American actor (born 1965)

Daniel Joseph "Dan" Davies (born December 25, 1965) is an American actor, screenplay writer, and producer. Davies wrote, co-produced and starred in the comedy film Ed Gein, the Musical (2010), about the cannibalistic murderer and graverobber, Ed Gein.

==Early life==
Davies was born in Milwaukee, Wisconsin. He attended Waupaca High School in Waupaca, Wisconsin and he graduated from the University of Wisconsin-La Crosse with a B.A. in Political Science and English. Davies claims Irish, Welsh and American Indian heritage.

==Career==
In 1997, he wrote and hosted the instructional video, The Games We Used to Play.

In 2010 he wrote, co-produced and played the title character in Ed Gein, The Musical, a micro-budget horror/musical/comedy film.

Davies co-wrote the screenplay for, and acted in the film, West of Thunder. He co-starred with Sadie Kaye in Miss Adventure meets Motörhead, which was a highly rated video on Will Ferrell/HBO's Funny or Die. He was part of an ensemble cast in the British Independent Film Award (BIFA) nominated mockumentary feature film "Flim, the Movie". He played the role of Scorpion alongside the Nollywood actor Ramsey Nouah in the Hollywood/Nollywood collaboration, Tempting Fate (2015 film). It premiered at the Pan African Film Festival in 2015 and is a Dove Foundation Award-winning film.

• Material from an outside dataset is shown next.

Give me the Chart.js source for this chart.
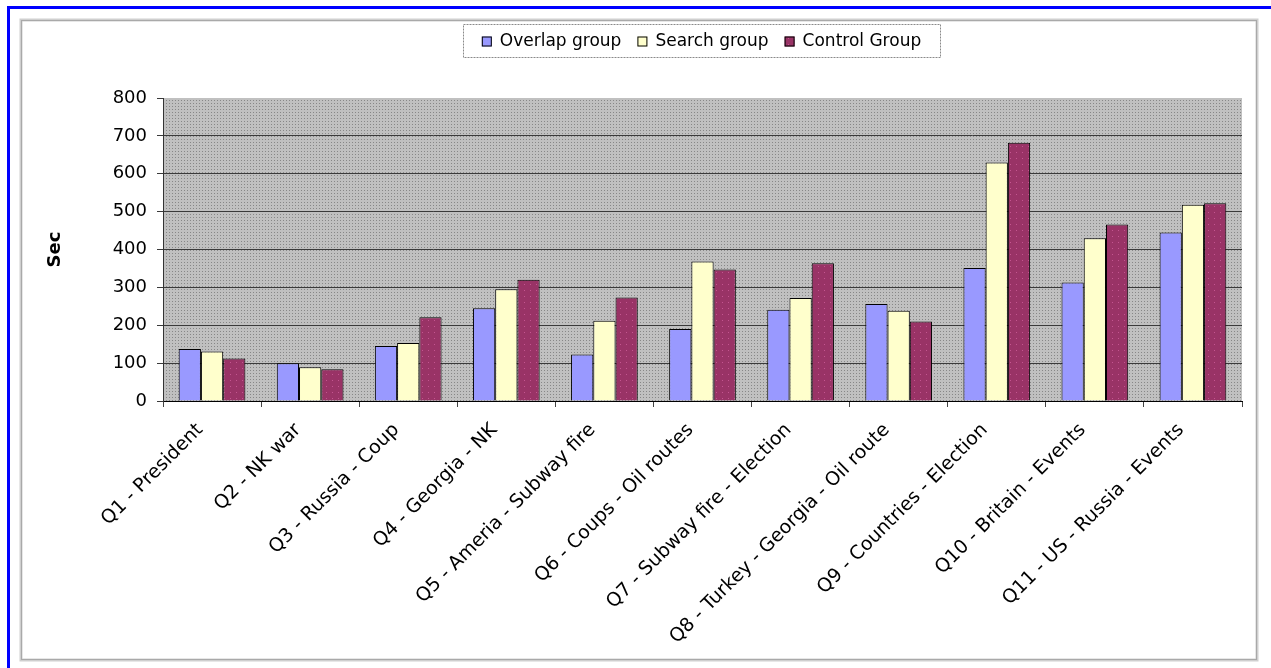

Davies also co-starred with Ayo Makun, Funke Akindele, Nse Ikpe-Etim and Eric Roberts in the Nollywood/Hollywood comedy A Trip to Jamaica that was released in September, 2016. This film also premiered in London in Dec 2016 and held the highest per-screen average in the UK during its box office run. The film has been nominated in 5 categories for the Africa Magic Viewers Choice Awards 2017. It also has been nominated for a 2017 African Academy Award (Best Comedy) It was the No. 1 Nollywood box office film of 2016, and, as of December 2016, became the No. 1 Nollywood box office film of all time. He was nominated for Best Supporting Actor (Comedy) along with Majid Michel and John Dumelo in the 2017 Golden Movie Awards for his work in A Trip to Jamaica. He won the award July 22. The award ceremonies were televised on the African Movie Channel throughout Africa as well as the UK, Germany, France and The Netherlands.

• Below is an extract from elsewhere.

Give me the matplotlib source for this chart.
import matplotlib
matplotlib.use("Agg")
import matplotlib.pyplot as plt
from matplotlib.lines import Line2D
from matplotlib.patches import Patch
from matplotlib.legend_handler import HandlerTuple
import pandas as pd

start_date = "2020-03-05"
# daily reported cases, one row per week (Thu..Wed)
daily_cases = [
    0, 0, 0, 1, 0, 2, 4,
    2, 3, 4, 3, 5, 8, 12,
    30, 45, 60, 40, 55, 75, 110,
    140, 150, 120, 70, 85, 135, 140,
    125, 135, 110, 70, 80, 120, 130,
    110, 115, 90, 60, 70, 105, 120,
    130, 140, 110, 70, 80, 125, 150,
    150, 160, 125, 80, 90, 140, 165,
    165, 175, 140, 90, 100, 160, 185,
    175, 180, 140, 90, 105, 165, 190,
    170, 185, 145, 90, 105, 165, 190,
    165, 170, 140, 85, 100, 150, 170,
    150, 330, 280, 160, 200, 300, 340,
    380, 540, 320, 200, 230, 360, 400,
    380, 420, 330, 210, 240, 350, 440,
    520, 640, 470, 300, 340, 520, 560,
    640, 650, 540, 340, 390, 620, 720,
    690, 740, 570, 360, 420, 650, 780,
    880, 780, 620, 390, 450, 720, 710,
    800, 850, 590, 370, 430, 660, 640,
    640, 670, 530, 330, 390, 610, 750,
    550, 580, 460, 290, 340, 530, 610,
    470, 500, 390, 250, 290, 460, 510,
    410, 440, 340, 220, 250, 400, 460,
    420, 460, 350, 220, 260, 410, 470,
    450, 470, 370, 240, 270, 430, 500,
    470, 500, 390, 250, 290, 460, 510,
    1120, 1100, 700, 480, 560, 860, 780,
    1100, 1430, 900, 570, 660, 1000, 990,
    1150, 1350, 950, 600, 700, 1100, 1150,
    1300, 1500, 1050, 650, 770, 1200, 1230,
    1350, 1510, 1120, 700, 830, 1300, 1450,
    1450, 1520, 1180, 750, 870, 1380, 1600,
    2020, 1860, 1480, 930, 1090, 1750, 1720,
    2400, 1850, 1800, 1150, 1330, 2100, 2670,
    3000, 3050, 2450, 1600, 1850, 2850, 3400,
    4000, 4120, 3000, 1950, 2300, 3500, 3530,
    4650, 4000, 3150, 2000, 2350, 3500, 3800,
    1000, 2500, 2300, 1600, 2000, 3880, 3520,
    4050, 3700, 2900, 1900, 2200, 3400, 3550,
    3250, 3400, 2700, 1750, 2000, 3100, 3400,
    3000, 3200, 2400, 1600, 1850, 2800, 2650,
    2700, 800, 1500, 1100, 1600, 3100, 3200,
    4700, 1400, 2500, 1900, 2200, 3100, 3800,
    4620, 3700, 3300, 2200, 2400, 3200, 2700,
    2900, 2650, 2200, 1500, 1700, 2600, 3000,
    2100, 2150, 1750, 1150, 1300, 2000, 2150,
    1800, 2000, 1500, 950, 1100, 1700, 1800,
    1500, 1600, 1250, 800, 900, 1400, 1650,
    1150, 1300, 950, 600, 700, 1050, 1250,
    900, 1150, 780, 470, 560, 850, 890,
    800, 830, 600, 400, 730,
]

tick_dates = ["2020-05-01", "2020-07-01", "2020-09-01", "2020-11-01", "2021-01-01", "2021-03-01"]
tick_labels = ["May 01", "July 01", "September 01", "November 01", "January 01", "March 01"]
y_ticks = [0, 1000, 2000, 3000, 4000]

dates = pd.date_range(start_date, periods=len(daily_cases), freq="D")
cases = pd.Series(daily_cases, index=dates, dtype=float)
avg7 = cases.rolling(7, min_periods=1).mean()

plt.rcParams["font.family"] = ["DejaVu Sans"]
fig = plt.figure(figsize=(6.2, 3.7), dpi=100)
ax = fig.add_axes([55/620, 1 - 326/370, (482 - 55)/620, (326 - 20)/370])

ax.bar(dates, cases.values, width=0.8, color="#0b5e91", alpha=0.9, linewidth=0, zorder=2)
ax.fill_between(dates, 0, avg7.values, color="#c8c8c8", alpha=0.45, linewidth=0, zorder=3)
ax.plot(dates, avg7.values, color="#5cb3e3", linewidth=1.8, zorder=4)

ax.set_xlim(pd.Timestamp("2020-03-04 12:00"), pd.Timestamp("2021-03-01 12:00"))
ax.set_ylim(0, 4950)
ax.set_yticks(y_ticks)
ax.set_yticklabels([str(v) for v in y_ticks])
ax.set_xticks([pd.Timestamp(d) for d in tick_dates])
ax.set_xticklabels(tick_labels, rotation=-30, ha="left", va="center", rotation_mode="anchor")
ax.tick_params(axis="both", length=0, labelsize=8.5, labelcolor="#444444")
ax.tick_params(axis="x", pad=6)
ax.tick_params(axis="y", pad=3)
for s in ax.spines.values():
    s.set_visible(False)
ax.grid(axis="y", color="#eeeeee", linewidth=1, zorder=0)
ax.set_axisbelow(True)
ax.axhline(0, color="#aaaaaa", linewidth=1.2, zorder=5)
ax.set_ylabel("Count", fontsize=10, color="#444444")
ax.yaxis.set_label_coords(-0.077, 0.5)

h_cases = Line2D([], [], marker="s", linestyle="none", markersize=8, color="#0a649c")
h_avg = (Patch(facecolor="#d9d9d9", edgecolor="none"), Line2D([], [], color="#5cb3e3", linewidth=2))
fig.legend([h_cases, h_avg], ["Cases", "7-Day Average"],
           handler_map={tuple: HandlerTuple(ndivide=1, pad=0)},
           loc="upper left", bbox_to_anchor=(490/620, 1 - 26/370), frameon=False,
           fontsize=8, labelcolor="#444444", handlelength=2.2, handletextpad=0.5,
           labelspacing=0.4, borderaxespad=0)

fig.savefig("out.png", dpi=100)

In 2017 he appeared in the revenge thriller Wronged and the psychological thriller/horror Mr. Thursday.

In 2019 he founded the National Independent Film Association also known as the NIFA Awards. That same year, he awarded Sean Connery and country legend Neal McCoy NIFA Lifetime Achievement Awards This film awards show takes place yearly in October.

He had a supporting role in The Runners (2020) featuring Tom Sizemore and Neal McCoy.

In addition to his screen work, Davies plays a recurring character on the Mental Ideas radio show on Radio Television Hong Kong (RTHK). The program was nominated for an Association of International Broadcasters (AIB) Award in 2020. The AIB Award Show was televised by Al Jazeera TV.

In March of 2021 Davies wrote and published a comedic semi-autobiographical book about his career entitled, The Rantings of a Madman on Facebook: The Inspiration, Perspiration & Inebriation of a Lovable Loser. Also in 2021, Davies appeared in I Dream of a Psychopomp. It premiered at the Music Box Theatre (Chicago) and later secured international distribution

Davies created and launched his own book publishing company called Renegade Press in the Spring of 2022. This boutique publisher specializes in publishing 3-5 books a year.

In 2023 his film (Screenwriter/Producer/Actor) "Ed Gein, the Musical" received national distribution via SRS Cinema and the film went on a limited screening 13th Anniversary Cinema Tour. Davies then adapted the film into a theatrical play. It had its world premiere April 3-5, 2025.

In 2025 Davies co-produced a reimagined reboot of the 1975 cult classic film The Giant Spider Invasion. He also plays a starring role in it. Theatrical release is scheduled for 2026.